> Task directions
Begin the copy with the line that contains "Clone this diagram in TikZ." and end it with the line that contains "minimum width=326pt, minimum". Print these lines exactly and omit all pictures.

> Records supplied
┌────────

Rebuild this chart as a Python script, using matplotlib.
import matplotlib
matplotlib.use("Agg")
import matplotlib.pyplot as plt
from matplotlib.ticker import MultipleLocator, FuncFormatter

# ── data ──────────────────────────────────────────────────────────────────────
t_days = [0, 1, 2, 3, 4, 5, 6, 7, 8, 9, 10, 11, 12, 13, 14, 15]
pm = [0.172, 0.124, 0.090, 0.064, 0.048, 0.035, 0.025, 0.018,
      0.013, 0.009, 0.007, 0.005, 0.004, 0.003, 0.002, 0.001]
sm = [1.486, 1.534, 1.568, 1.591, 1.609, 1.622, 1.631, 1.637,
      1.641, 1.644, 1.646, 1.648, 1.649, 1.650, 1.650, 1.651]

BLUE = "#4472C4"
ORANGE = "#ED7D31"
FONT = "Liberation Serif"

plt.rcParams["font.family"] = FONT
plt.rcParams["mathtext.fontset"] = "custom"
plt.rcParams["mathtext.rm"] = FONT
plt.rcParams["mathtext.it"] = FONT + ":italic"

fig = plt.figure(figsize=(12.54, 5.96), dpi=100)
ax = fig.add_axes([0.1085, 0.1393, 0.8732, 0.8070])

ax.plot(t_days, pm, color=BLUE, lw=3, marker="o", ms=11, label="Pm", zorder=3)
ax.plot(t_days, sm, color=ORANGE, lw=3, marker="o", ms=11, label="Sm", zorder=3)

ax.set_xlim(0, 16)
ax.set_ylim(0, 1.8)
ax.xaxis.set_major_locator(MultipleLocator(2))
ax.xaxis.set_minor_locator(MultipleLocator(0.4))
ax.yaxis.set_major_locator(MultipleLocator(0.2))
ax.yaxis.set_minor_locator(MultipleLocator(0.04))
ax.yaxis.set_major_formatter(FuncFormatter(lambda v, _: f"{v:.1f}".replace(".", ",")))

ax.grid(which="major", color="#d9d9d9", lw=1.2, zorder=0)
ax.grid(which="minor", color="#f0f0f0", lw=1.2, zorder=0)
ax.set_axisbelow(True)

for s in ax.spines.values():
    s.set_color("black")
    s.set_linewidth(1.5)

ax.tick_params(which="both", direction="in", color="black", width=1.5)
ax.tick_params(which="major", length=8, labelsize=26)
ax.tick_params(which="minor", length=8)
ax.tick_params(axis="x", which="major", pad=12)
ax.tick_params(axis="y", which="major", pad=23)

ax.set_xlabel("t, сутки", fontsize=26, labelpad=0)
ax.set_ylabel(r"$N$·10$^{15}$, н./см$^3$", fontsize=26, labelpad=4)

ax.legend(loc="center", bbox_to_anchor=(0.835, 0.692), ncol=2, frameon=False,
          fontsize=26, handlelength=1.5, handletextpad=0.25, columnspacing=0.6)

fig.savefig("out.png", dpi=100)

└────────
┌────────

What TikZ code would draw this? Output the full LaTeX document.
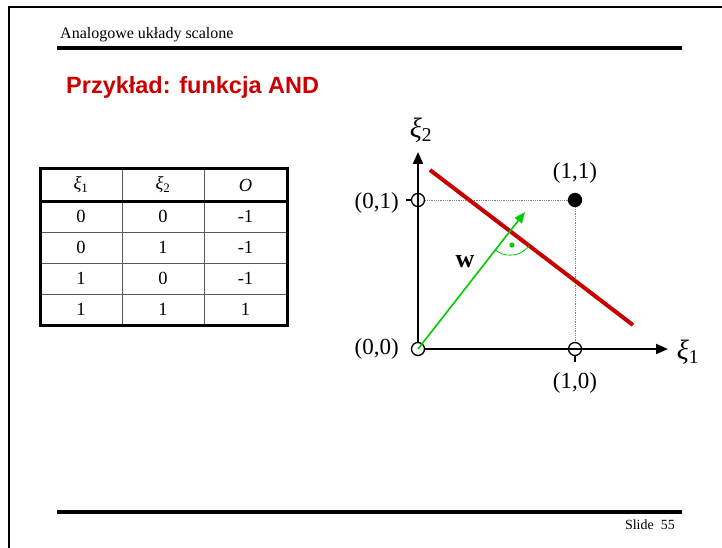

└────────
┌────────

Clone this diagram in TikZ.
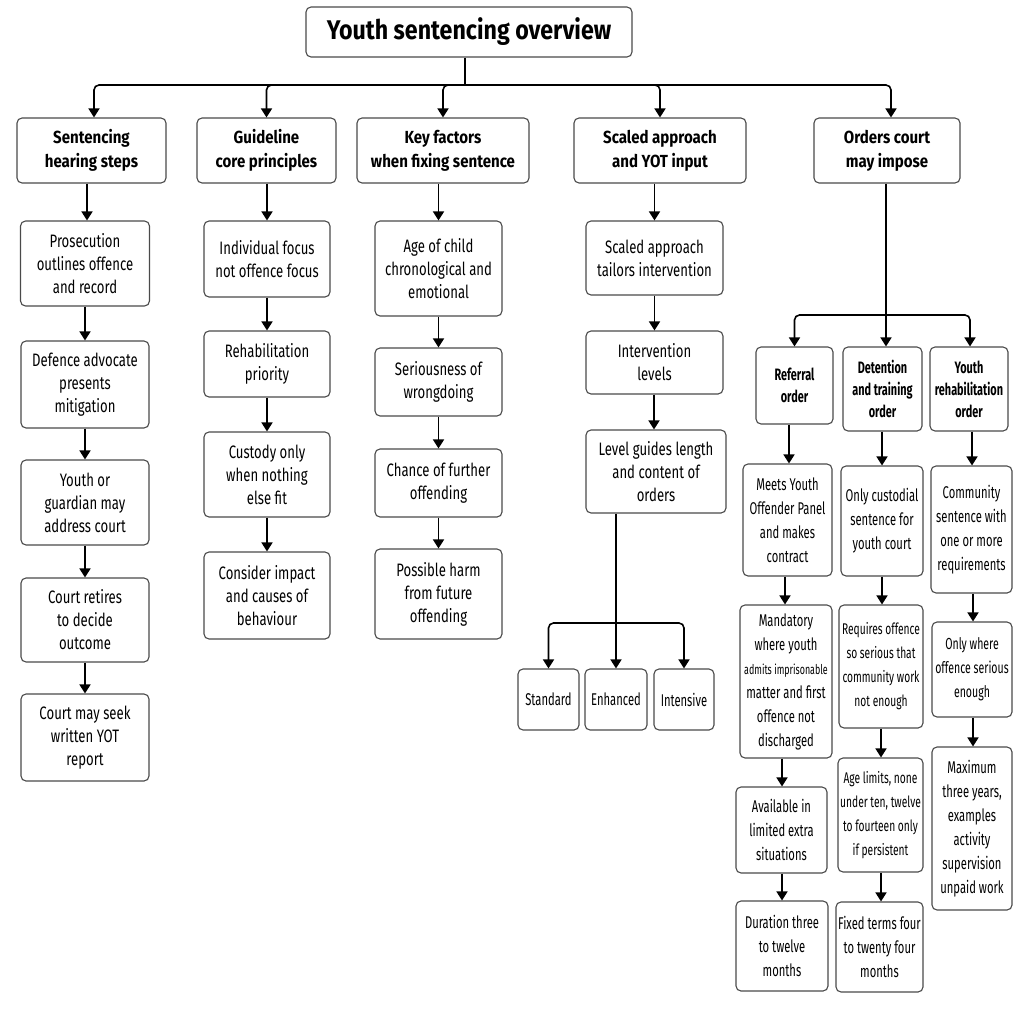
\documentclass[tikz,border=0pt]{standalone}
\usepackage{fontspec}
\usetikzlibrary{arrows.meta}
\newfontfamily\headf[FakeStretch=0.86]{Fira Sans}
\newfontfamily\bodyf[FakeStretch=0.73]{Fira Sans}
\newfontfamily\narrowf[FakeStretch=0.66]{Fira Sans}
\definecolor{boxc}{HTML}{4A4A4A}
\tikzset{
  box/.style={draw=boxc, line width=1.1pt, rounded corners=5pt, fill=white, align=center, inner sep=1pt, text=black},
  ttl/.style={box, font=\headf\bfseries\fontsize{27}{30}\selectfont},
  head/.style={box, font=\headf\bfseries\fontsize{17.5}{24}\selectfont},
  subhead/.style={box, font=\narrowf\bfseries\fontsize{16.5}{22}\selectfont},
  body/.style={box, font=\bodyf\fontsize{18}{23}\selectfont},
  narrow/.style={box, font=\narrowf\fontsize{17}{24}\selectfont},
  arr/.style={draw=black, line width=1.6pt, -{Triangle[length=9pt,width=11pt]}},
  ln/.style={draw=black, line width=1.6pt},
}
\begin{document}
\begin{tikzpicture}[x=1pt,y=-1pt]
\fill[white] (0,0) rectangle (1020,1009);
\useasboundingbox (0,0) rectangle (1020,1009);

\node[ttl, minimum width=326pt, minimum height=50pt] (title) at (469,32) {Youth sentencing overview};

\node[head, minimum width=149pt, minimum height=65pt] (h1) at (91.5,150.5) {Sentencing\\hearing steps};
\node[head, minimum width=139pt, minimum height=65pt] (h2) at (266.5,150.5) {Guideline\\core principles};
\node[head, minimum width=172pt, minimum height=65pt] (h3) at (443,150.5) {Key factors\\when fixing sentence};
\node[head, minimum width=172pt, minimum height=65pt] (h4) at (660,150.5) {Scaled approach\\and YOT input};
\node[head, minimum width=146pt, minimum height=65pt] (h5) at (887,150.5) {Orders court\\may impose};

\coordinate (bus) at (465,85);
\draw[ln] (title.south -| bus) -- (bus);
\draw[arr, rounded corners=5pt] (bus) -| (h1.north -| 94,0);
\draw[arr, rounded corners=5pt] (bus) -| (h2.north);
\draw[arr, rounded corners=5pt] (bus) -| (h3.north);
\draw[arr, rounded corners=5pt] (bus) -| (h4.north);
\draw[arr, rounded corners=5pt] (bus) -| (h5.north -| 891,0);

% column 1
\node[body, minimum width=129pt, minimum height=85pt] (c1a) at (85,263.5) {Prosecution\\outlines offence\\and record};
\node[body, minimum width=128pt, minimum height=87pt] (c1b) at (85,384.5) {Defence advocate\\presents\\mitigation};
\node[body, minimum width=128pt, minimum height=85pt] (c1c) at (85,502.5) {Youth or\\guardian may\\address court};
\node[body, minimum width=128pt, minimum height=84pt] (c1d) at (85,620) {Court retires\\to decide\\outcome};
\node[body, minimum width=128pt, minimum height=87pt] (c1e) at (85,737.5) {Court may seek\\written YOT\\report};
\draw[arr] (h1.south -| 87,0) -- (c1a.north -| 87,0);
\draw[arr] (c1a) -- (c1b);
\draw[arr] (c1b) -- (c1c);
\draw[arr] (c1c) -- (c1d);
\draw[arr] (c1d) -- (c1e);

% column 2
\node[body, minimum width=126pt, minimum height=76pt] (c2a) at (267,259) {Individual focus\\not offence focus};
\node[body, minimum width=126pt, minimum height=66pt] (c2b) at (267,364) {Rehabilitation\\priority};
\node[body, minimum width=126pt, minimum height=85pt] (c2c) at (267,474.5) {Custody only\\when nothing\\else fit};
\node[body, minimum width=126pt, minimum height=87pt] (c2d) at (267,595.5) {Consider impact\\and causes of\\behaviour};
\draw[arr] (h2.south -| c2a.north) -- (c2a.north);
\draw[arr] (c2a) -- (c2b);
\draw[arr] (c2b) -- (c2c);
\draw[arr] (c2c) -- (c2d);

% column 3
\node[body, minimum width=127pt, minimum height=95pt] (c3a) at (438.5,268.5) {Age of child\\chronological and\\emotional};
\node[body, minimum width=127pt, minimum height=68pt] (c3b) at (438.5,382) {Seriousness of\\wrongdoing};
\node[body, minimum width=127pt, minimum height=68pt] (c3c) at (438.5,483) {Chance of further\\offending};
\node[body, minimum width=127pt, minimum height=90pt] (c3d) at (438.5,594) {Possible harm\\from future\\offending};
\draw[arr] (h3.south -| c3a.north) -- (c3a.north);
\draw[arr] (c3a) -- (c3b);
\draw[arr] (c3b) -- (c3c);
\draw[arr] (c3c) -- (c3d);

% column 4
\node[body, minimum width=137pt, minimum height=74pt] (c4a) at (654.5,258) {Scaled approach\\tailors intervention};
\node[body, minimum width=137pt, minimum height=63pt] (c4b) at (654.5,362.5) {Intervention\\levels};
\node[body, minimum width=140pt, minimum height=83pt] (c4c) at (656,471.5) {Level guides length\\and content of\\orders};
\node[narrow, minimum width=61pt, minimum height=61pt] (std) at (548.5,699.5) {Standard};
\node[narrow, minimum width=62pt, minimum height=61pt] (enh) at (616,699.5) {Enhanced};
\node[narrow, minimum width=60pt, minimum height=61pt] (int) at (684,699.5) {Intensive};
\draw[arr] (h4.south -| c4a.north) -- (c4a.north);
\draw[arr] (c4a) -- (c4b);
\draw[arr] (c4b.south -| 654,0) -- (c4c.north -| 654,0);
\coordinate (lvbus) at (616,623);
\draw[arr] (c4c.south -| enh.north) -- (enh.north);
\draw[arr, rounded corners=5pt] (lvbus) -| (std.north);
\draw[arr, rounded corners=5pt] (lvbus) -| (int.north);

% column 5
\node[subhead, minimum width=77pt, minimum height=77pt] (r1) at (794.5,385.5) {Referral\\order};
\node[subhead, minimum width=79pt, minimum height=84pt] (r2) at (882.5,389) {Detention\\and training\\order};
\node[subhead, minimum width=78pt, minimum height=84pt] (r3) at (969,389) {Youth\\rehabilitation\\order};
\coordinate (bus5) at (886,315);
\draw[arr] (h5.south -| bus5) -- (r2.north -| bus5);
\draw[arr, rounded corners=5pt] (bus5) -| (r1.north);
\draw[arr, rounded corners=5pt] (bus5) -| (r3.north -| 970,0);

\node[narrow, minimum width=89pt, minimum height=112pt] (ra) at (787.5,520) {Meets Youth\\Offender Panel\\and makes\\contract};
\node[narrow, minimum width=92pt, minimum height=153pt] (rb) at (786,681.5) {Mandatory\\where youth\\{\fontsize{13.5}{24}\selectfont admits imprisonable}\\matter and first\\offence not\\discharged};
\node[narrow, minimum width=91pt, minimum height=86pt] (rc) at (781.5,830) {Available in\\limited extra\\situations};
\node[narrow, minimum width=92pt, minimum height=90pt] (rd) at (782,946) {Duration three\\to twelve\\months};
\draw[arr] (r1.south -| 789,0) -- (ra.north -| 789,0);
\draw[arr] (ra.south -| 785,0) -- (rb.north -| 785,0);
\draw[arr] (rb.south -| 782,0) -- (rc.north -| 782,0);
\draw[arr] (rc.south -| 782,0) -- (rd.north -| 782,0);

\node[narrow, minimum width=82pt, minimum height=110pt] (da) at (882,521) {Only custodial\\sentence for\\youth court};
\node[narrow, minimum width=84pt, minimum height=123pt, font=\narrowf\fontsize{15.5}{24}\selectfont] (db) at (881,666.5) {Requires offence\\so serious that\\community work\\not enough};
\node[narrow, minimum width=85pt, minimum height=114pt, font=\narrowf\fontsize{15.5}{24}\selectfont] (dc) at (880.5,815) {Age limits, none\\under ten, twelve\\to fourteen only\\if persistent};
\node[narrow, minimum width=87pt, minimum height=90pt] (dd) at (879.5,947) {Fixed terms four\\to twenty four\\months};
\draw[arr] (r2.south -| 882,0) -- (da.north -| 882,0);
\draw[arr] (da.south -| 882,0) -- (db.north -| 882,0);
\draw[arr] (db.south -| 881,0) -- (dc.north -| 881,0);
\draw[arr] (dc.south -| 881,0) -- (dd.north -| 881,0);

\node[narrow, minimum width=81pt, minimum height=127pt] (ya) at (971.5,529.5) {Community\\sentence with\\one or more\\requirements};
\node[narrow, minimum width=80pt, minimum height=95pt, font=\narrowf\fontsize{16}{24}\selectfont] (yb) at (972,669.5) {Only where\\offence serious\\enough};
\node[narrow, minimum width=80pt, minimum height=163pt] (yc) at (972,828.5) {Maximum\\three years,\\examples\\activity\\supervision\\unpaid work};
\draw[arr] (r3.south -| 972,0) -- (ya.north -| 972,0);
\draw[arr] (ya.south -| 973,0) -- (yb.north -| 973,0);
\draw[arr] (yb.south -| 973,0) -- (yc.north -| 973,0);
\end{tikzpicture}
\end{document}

└────────

> Exercise answer
Clone this diagram in TikZ.
\documentclass[tikz,border=0pt]{standalone}
\usepackage{fontspec}
\usetikzlibrary{arrows.meta}
\newfontfamily\headf[FakeStretch=0.86]{Fira Sans}
\newfontfamily\bodyf[FakeStretch=0.73]{Fira Sans}
\newfontfamily\narrowf[FakeStretch=0.66]{Fira Sans}
\definecolor{boxc}{HTML}{4A4A4A}
\tikzset{
  box/.style={draw=boxc, line width=1.1pt, rounded corners=5pt, fill=white, align=center, inner sep=1pt, text=black},
  ttl/.style={box, font=\headf\bfseries\fontsize{27}{30}\selectfont},
  head/.style={box, font=\headf\bfseries\fontsize{17.5}{24}\selectfont},
  subhead/.style={box, font=\narrowf\bfseries\fontsize{16.5}{22}\selectfont},
  body/.style={box, font=\bodyf\fontsize{18}{23}\selectfont},
  narrow/.style={box, font=\narrowf\fontsize{17}{24}\selectfont},
  arr/.style={draw=black, line width=1.6pt, -{Triangle[length=9pt,width=11pt]}},
  ln/.style={draw=black, line width=1.6pt},
}
\begin{document}
\begin{tikzpicture}[x=1pt,y=-1pt]
\fill[white] (0,0) rectangle (1020,1009);
\useasboundingbox (0,0) rectangle (1020,1009);

\node[ttl, minimum width=326pt, minimum height=50pt] (title) at (469,32) {Youth sentencing overview};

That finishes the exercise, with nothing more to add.